Pearson Revenues, Stock Tumble—Yet Remains Committed to Digital Transition

Enterprises

Pearson Revenues, Stock Tumble—Yet Remains Committed to Digital Transition

Jan 19, 2017

FALLON FALLING: Once-mighty publisher Pearson has been struggling financially, and the latest gloomy forecast could cost CEO John Fallon his job. The company issued a profit warning on Jan. 18, saying it “no longer expect[s] to reach our prior operating profit goal for 2018.” Fallon had set a profit target of £800 million for that year.

Overall revenues for 2016 are expected to dip 8 percent from the previous year.
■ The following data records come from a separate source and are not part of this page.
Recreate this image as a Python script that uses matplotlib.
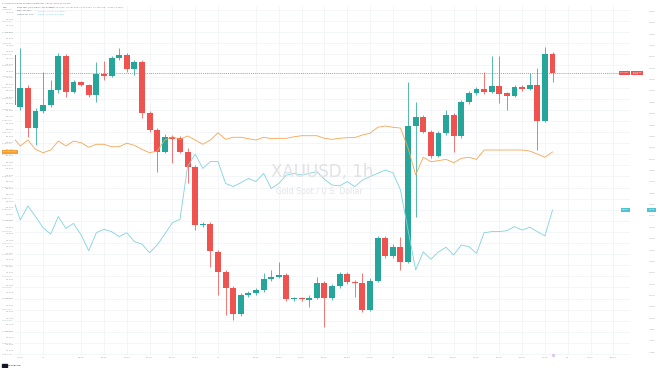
import numpy as np
import matplotlib
matplotlib.use('Agg')
from matplotlib import pyplot as plt
from matplotlib import transforms

# XAUUSD 1h candles, bar -1 is the one cut off by the left edge
bar_idx = list(range(-1, 71))
opens = [1793.95, 1789.29, 1791.00, 1787.40, 1788.90, 1789.44, 1790.79, 1793.86, 1790.64, 1791.49,
         1791.24, 1790.34, 1792.26, 1792.08, 1793.65, 1793.95, 1792.68, 1793.29, 1788.75, 1787.19,
         1785.23, 1786.59, 1786.44, 1785.23, 1783.88, 1778.60, 1778.72, 1776.23, 1774.37, 1772.93,
         1770.59, 1772.32, 1772.48, 1772.77, 1773.74, 1773.97, 1774.13, 1771.94, 1772.03, 1771.87,
         1772.08, 1773.43, 1772.03, 1773.14, 1774.22, 1773.52, 1773.43, 1770.97, 1773.61, 1777.43,
         1775.84, 1776.68, 1775.32, 1787.55, 1788.39, 1787.04, 1784.85, 1786.89, 1788.54, 1786.65,
         1789.68, 1790.50, 1790.91, 1790.61, 1791.15, 1790.50, 1790.28, 1791.09, 1790.88, 1791.24,
         1788.03, 1794.04]
highs = [1794.40, 1794.58, 1791.24, 1789.17, 1792.44, 1791.69, 1794.13, 1794.04, 1791.69, 1791.60,
         1791.33, 1793.34, 1793.43, 1793.86, 1794.55, 1794.13, 1793.50, 1793.50, 1788.90, 1787.37,
         1786.83, 1786.74, 1786.65, 1785.57, 1784.04, 1778.90, 1778.90, 1776.38, 1774.58, 1773.14,
         1772.50, 1772.68, 1772.95, 1774.28, 1774.58, 1775.32, 1774.31, 1772.14, 1772.14, 1772.32,
         1773.92, 1773.59, 1773.32, 1774.40, 1774.40, 1773.68, 1774.28, 1773.86, 1777.64, 1777.64,
         1776.92, 1777.58, 1791.54, 1789.74, 1788.54, 1787.19, 1787.10, 1788.99, 1788.72, 1789.89,
         1790.70, 1791.06, 1792.44, 1793.86, 1793.86, 1790.61, 1791.24, 1791.24, 1792.30, 1792.77,
         1794.64, 1794.22]
lows = [1789.17, 1788.99, 1786.56, 1785.84, 1788.72, 1789.26, 1790.52, 1790.19, 1790.52, 1791.15,
        1790.16, 1789.74, 1791.69, 1791.96, 1793.50, 1792.41, 1792.14, 1788.27, 1787.01, 1783.43,
        1785.12, 1784.19, 1785.12, 1782.39, 1778.18, 1778.45, 1774.87, 1772.32, 1770.52, 1770.07,
        1770.43, 1772.14, 1772.32, 1772.59, 1773.59, 1773.86, 1771.78, 1771.78, 1771.78, 1771.27,
        1771.96, 1769.41, 1771.87, 1772.95, 1773.32, 1772.17, 1770.79, 1770.88, 1773.50, 1775.66,
        1775.66, 1774.58, 1775.21, 1779.38, 1786.92, 1784.67, 1784.76, 1786.74, 1785.23, 1786.47,
        1789.53, 1790.34, 1790.43, 1790.52, 1789.59, 1788.99, 1790.16, 1790.70, 1790.79, 1785.39,
        1787.91, 1791.54]
closes = [1789.44, 1791.00, 1787.40, 1788.90, 1789.44, 1790.79, 1793.86, 1790.64, 1791.49, 1791.24,
          1790.34, 1792.21, 1792.08, 1793.65, 1793.95, 1792.68, 1793.29, 1788.75, 1787.19, 1785.23,
          1786.59, 1786.41, 1785.23, 1783.88, 1778.63, 1778.72, 1776.32, 1774.37, 1772.93, 1770.59,
          1772.32, 1772.48, 1772.77, 1773.74, 1773.97, 1774.13, 1771.96, 1772.03, 1771.94, 1772.08,
          1773.43, 1772.03, 1773.14, 1774.22, 1773.47, 1773.43, 1770.97, 1773.61, 1777.43, 1775.84,
          1776.68, 1775.32, 1787.55, 1788.39, 1787.04, 1784.85, 1786.89, 1788.54, 1786.65, 1789.68,
          1790.50, 1790.91, 1790.61, 1791.15, 1790.43, 1790.28, 1791.09, 1790.88, 1791.24, 1788.03,
          1794.04, 1792.35]

# compared symbols (orange on the left scale, cyan on the second right scale)
dxy = [90.545, 90.476, 90.522, 90.450, 90.424, 90.445, 90.514, 90.476, 90.514, 90.501,
       90.466, 90.489, 90.489, 90.470, 90.470, 90.497, 90.481, 90.450, 90.424, 90.437,
       90.522, 90.547, 90.527, 90.553, 90.522, 90.489, 90.522, 90.578, 90.527, 90.543,
       90.543, 90.532, 90.522, 90.543, 90.532, 90.535, 90.535, 90.547, 90.555, 90.555,
       90.555, 90.535, 90.527, 90.535, 90.540, 90.540, 90.561, 90.574, 90.620, 90.630,
       90.620, 90.614, 90.460, 90.253, 90.389, 90.355, 90.363, 90.373, 90.347, 90.381,
       90.389, 90.373, 90.445, 90.445, 90.445, 90.445, 90.445, 90.445, 90.437, 90.414,
       90.389, 90.430]
us10y = [1.5529, 1.5432, 1.5494, 1.5447, 1.5398, 1.5370, 1.5447, 1.5395, 1.5417, 1.5366,
         1.5297, 1.5376, 1.5391, 1.5381, 1.5359, 1.5376, 1.5337, 1.5326, 1.5288, 1.5322,
         1.5370, 1.5420, 1.5435, 1.5667, 1.5722, 1.5659, 1.5689, 1.5689, 1.5593, 1.5579,
         1.5596, 1.5615, 1.5601, 1.5637, 1.5571, 1.5593, 1.5630, 1.5637, 1.5630, 1.5637,
         1.5645, 1.5611, 1.5586, 1.5582, 1.5601, 1.5579, 1.5608, 1.5623, 1.5637, 1.5652,
         1.5640, 1.5564, 1.5388, 1.5212, 1.5292, 1.5259, 1.5292, 1.5312, 1.5278, 1.5322,
         1.5315, 1.5285, 1.5376, 1.5381, 1.5381, 1.5385, 1.5403, 1.5388, 1.5400, 1.5381,
         1.5362, 1.5476]

tick_idx = [0, 3, 8, 11, 14, 17, 20, 23, 26, 31, 34, 37, 40, 43, 46, 49,
            54, 57, 60, 63, 66, 69, 72, 75, 78]
tick_lbl = ["21:00", "21", "06:00", "09:00", "12:00", "15:00", "18:00", "21:00", "22",
            "06:00", "09:00", "12:00", "15:00", "18:00", "21:00", "23",
            "06:00", "09:00", "12:00", "15:00", "18:00", "21:00", "26", "03:00", "06:00"]

UP = '#26a69a'
DOWN = '#ef5350'
ORANGE = '#f5a553'
CYAN = '#7fd3de'
GRID = '#f2f4f9'
TXT = '#a3a6ae'
FS = 1.7

fig = plt.figure(figsize=(6.6, 3.68), dpi=100)
ax = fig.add_axes([15 / 660, 13 / 368, 615 / 660, 349 / 368])
ax.set_xlim(-0.697, 80.19)
ax.set_ylim(1766.919, 1798.360)

# grid
for t in tick_idx:
    ax.axvline(t, color=GRID, lw=0.6, zorder=0)
for p in np.arange(1767, 1799, 1.0):
    ax.axhline(p, color=GRID, lw=0.6, zorder=0)

# candles
x = np.array(bar_idx)
o = np.array(opens)
c = np.array(closes)
col = np.where(c >= o, UP, DOWN)
ax.vlines(x, lows, highs, colors=col, lw=0.55, zorder=2)
ax.bar(x, np.maximum(np.abs(c - o), 0.07), 0.78, bottom=np.minimum(o, c),
       color=col, lw=0, zorder=3)

# last price line
ax.axhline(closes[-1], color=DOWN, lw=0.5, ls=(0, (1.5, 1.5)), zorder=1)

ax.yaxis.tick_right()
ax.set_yticks(np.arange(1767, 1799, 1.0))
ax.set_yticklabels(['{:,.2f}'.format(v) for v in np.arange(1767, 1799, 1.0)])
ax.set_xticks(tick_idx)
ax.set_xticklabels(tick_lbl)
ax.tick_params(length=0, labelsize=FS, labelcolor=TXT, pad=2.2)
ax.tick_params(axis='x', pad=1.2)
for s in ax.spines.values():
    s.set_visible(False)

# orange compare series, left scale
axl = ax.twinx()
axl.set_ylim(88.8665, 91.5538)
axl.plot(bar_idx, dxy, color=ORANGE, lw=0.6, zorder=4)
axl.yaxis.tick_left()
lt = np.arange(88.90, 91.51, 0.05)
axl.set_yticks(lt)
axl.set_yticklabels(['{:.3f}'.format(v) for v in lt])
axl.tick_params(length=0, labelsize=FS, labelcolor=TXT, pad=0.5)
for s in axl.spines.values():
    s.set_visible(False)

# cyan compare series, second right scale
axr = ax.twinx()
axr.set_ylim(1.4838, 1.63736)
axr.plot(bar_idx, us10y, color=CYAN, lw=0.6, zorder=4)
rt = np.arange(1.485, 1.6351, 0.005)
axr.set_yticks(rt)
axr.set_yticklabels(['{:.3f}'.format(v) for v in rt])
axr.spines['right'].set_position(('outward', 12))
axr.tick_params(length=0, labelsize=FS, labelcolor=TXT, pad=1.5)
for s in axr.spines.values():
    s.set_visible(False)

# price scale labels
bl = transforms.blended_transform_factory(ax.transAxes, ax.transData)
ax.text(0.9985, closes[-1], 'XAUUSD', transform=bl, ha='right', va='center', fontsize=1.5,
        color='white', bbox=dict(boxstyle='square,pad=0.6', fc=DOWN, ec='none'), zorder=6)
ax.text(1.004, closes[-1], '{:,.2f}\n05:05'.format(closes[-1]), transform=bl, ha='left',
        va='center', fontsize=1.5, color='white', linespacing=1.1, clip_on=False,
        bbox=dict(boxstyle='square,pad=0.5', fc=DOWN, ec='none'), zorder=6)
br = transforms.blended_transform_factory(axr.transAxes, axr.transData)
axr.text(0.9985, us10y[-1], 'US10Y', transform=br, ha='right', va='center', fontsize=1.5,
         color='white', bbox=dict(boxstyle='square,pad=0.6', fc='#4fc3cf', ec='none'), zorder=6)
axr.text(1.030, us10y[-1], '{:.3f}'.format(us10y[-1]), transform=br, ha='left', va='center',
         fontsize=1.5, color='white', clip_on=False,
         bbox=dict(boxstyle='square,pad=0.6', fc='#4fc3cf', ec='none'), zorder=6)
blf = transforms.blended_transform_factory(axl.transAxes, axl.transData)
axl.text(-0.019, dxy[-1], '{:.3f}  DXY'.format(dxy[-1]), transform=blf, ha='left',
         va='center', fontsize=1.5, color='white', clip_on=False,
         bbox=dict(boxstyle='square,pad=0.6', fc='#f7a030', ec='none'), zorder=6)

# current bar marker on time axis
ax.plot([bar_idx[-1]], [1766.919], marker='o', ms=2.5, color='#d9c8f0', mec='none',
        clip_on=False, zorder=6)

# watermark
fig.text(322 / 660, 1 - 172 / 368, 'XAUUSD, 1h', ha='center', va='center', fontsize=12,
         color='#e1e2e5')
fig.text(319 / 660, 1 - 191.5 / 368, 'Gold Spot / U.S. Dollar', ha='center', va='center',
         fontsize=5.6, color='#e3e4e7')

# header and legend
fig.text(2 / 660, 1 - 3 / 368, 'XAUUSD published on TradingView.com, Apr 23, 2021 21:07 UTC',
         fontsize=1.5, color='#6a6d78', va='center')
fig.text(3 / 660, 1 - 7.5 / 368, 'USD', fontsize=1.5, color='#6a6d78', va='center')
fig.text(17 / 660, 1 - 7.5 / 368, 'Gold Spot / U.S. Dollar, 1h, OANDA', fontsize=1.5,
         color='#4a4d58', va='center')
fig.text(52 / 660, 1 - 7.5 / 368,
         'O{:,.3f}  H{:,.3f}  L{:,.3f}  C{:,.3f}  -1.690 (-0.09%)'.format(
             opens[-1], highs[-1], lows[-1], closes[-1]),
         fontsize=1.5, color=DOWN, va='center')
fig.text(17 / 660, 1 - 10.8 / 368, 'DXY, 1h, TVC', fontsize=1.5, color='#4a4d58', va='center')
fig.text(38 / 660, 1 - 10.8 / 368, '{:.3f}  +0.041 (+0.05%)'.format(dxy[-1]), fontsize=1.5,
         color=ORANGE, va='center')
fig.text(17 / 660, 1 - 14.2 / 368, 'US10Y, 1h, TVC', fontsize=1.5, color='#4a4d58', va='center')
fig.text(38 / 660, 1 - 14.2 / 368, '{:.3f}  +0.011 (+0.74%)'.format(us10y[-1]), fontsize=1.5,
         color='#4fc3cf', va='center')

# logo
fig.add_artist(plt.Rectangle((2 / 660, 1 - 366.5 / 368), 5 / 660, 3 / 368,
                             transform=fig.transFigure, color='#131722'))
fig.text(8 / 660, 1 - 365 / 368, 'TradingView', fontsize=1.6, color='#131722', va='center')

fig.savefig('out.png', dpi=100)
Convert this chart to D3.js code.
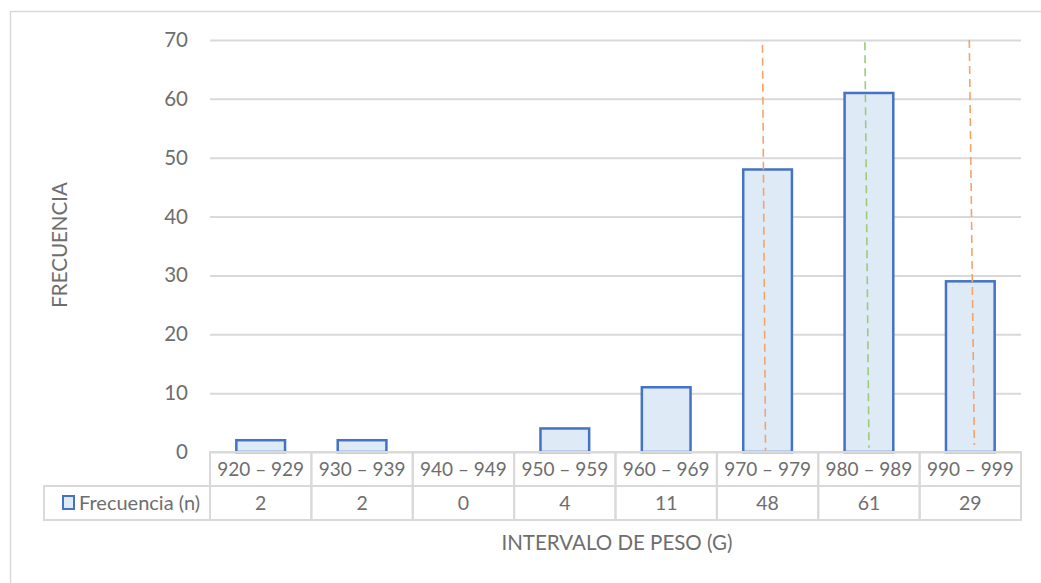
<!DOCTYPE html>
<html><head><meta charset="utf-8">
<script src="https://cdn.jsdelivr.net/npm/d3@7"></script>
<style>body{margin:0;background:#fff}svg{display:block}</style>
</head><body>
<script>
const categories = ["920 – 929","930 – 939","940 – 949","950 – 959","960 – 969","970 – 979","980 – 989","990 – 999"];
const frecuencia = [2,2,0,4,11,48,61,29];
const yTicks = [0,10,20,30,40,50,60,70];
const seriesName = "Frecuencia (n)";
// reference dashed lines: weight (g) positions at top/bottom and frequency extents
const refX1 = [974.5, 984.6, 994.9];
const refX2 = [974.8, 985.0, 995.4];
const refYTop = [69.2, 69.6, 70];
const refYBot = [0.2, 0.7, 1.2];
const refColors = ["#f4a36b","#9ccb7a","#f4a36b"];

(function(){
const W = 1041, H = 583;
const pLeft = 210, pRight = 1021, pTop = 40, pBottom = 452;
const rowH = 34;
const font = "Lato, 'Open Sans', sans-serif";
const txt = "#6e6e6e";

const svg = d3.select("body").append("svg").attr("width", W).attr("height", H);
svg.append("rect").attr("x",10.5).attr("y",11.5).attr("width",1100).attr("height",700)
  .attr("fill","#fff").attr("stroke","#d9d9d9").attr("stroke-width",1.5);

const x = d3.scaleBand().domain(categories).range([pLeft,pRight]).paddingInner(0.5).paddingOuter(0.25);
const xc = d3.scaleBand().domain(categories).range([pLeft,pRight]);
const y = d3.scaleLinear().domain([0,70]).range([pBottom,pTop]);
const xw = d3.scaleLinear().domain([920,1000]).range([pLeft,pRight]);

// grid
const yAxis = d3.axisLeft(y).tickValues(yTicks).tickSize(-(pRight-pLeft)).tickPadding(22);
const ga = svg.append("g").attr("transform",`translate(${pLeft},0)`).call(yAxis);
ga.select(".domain").remove();
ga.selectAll(".tick line").attr("stroke","#d9d9d9").attr("stroke-width",2);
ga.selectAll(".tick text").attr("fill",txt).style("font-family",font).style("font-size","20.5px");

// bars
svg.append("g").selectAll("rect").data(frecuencia).join("rect")
  .attr("x",(d,i)=>x(categories[i])+1)
  .attr("y",d=>y(d))
  .attr("width",x.bandwidth()-2)
  .attr("height",d=>pBottom-y(d))
  .attr("fill","#deebf7").attr("stroke","#4472c4").attr("stroke-width",2.5)
  .style("display",d=>d>0?null:"none");

// reference dashed lines
svg.append("g").selectAll("line").data(refX1).join("line")
  .attr("x1",(d)=>xw(d)).attr("x2",(d,i)=>xw(refX2[i]))
  .attr("y1",(d,i)=>y(refYTop[i])).attr("y2",(d,i)=>y(refYBot[i]))
  .attr("stroke",(d,i)=>refColors[i]).attr("stroke-width",1.6).attr("stroke-dasharray","8,5");

// data table
const tg = svg.append("g");
const lc = "#d9d9d9";
categories.forEach((c,i)=>{
  const x0 = xc(c);
  tg.append("rect").attr("x",x0).attr("y",pBottom).attr("width",xc.bandwidth()).attr("height",rowH)
    .attr("fill","none").attr("stroke",lc).attr("stroke-width",2);
  tg.append("rect").attr("x",x0).attr("y",pBottom+rowH).attr("width",xc.bandwidth()).attr("height",rowH)
    .attr("fill","none").attr("stroke",lc).attr("stroke-width",2);
  tg.append("text").attr("x",x0+xc.bandwidth()/2).attr("y",pBottom+rowH/2+7)
    .attr("text-anchor","middle").attr("fill",txt).style("font-family",font).style("font-size","19px").text(c);
  tg.append("text").attr("x",x0+xc.bandwidth()/2).attr("y",pBottom+rowH*1.5+7)
    .attr("text-anchor","middle").attr("fill",txt).style("font-family",font).style("font-size","19.5px").text(frecuencia[i]);
});
tg.append("rect").attr("x",44).attr("y",pBottom+rowH).attr("width",pLeft-44).attr("height",rowH)
  .attr("fill","none").attr("stroke",lc).attr("stroke-width",2);
tg.append("rect").attr("x",63).attr("y",pBottom+rowH+10).attr("width",11).attr("height",13)
  .attr("fill","#deebf7").attr("stroke","#4472c4").attr("stroke-width",2);
tg.append("text").attr("x",79).attr("y",pBottom+rowH*1.5+7).attr("fill",txt)
  .style("font-family",font).style("font-size","20px").text(seriesName);

// axis titles
svg.append("text").attr("transform","translate(67,245) rotate(-90)").attr("text-anchor","middle")
  .attr("fill",txt).style("font-family",font).style("font-size","20.5px").text("FRECUENCIA");
svg.append("text").attr("x",617).attr("y",550).attr("text-anchor","middle")
  .attr("fill",txt).style("font-family",font).style("font-size","20.5px").text("INTERVALO DE PESO (G)");
})();
</script>
</body></html>
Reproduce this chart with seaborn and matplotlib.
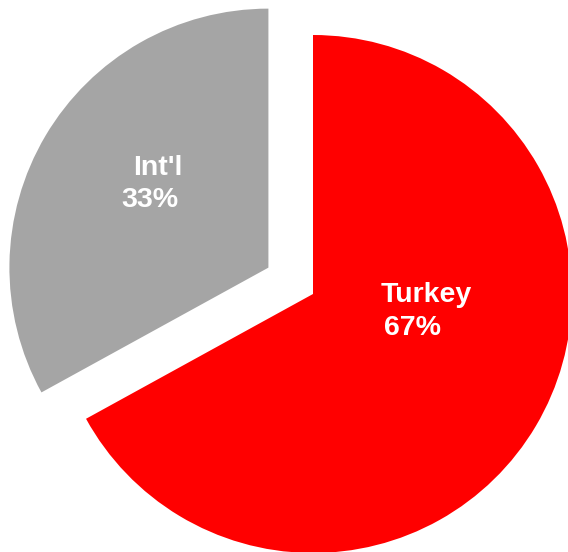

The company attributes a chunk of the problem to the North American higher-ed market, where revenues plunged 30 percent in the fourth quarter and 18 percent for the full 2016. Among the reasons it offered: lower community college enrollment and growth of textbook rentals.

Still, Pearson remains committed to its transition from a print publisher to provider of digital learning services—a journey that Fallon has steadfastly kept to since taking the reins in 2012. It will invest an additional £50 million (approximately US$61.7 million) in its digital courseware services, and slash eBook rental prices by up to 50 percent.

As expected, the news was poorly received in the markets. At time of writing, Pearson’s stock on the London and NYSE exchanges have both dropped nearly 30 percent since the announcement.

To get more cash, Pearson also considering selling its 47 percent stake in Penguin Random House; the deal could be worth as much as £1.2 billion, reports Bloomberg. The company had already sold the Financial Times and its stake in The Economist in 2015 for an estimated $2 billion.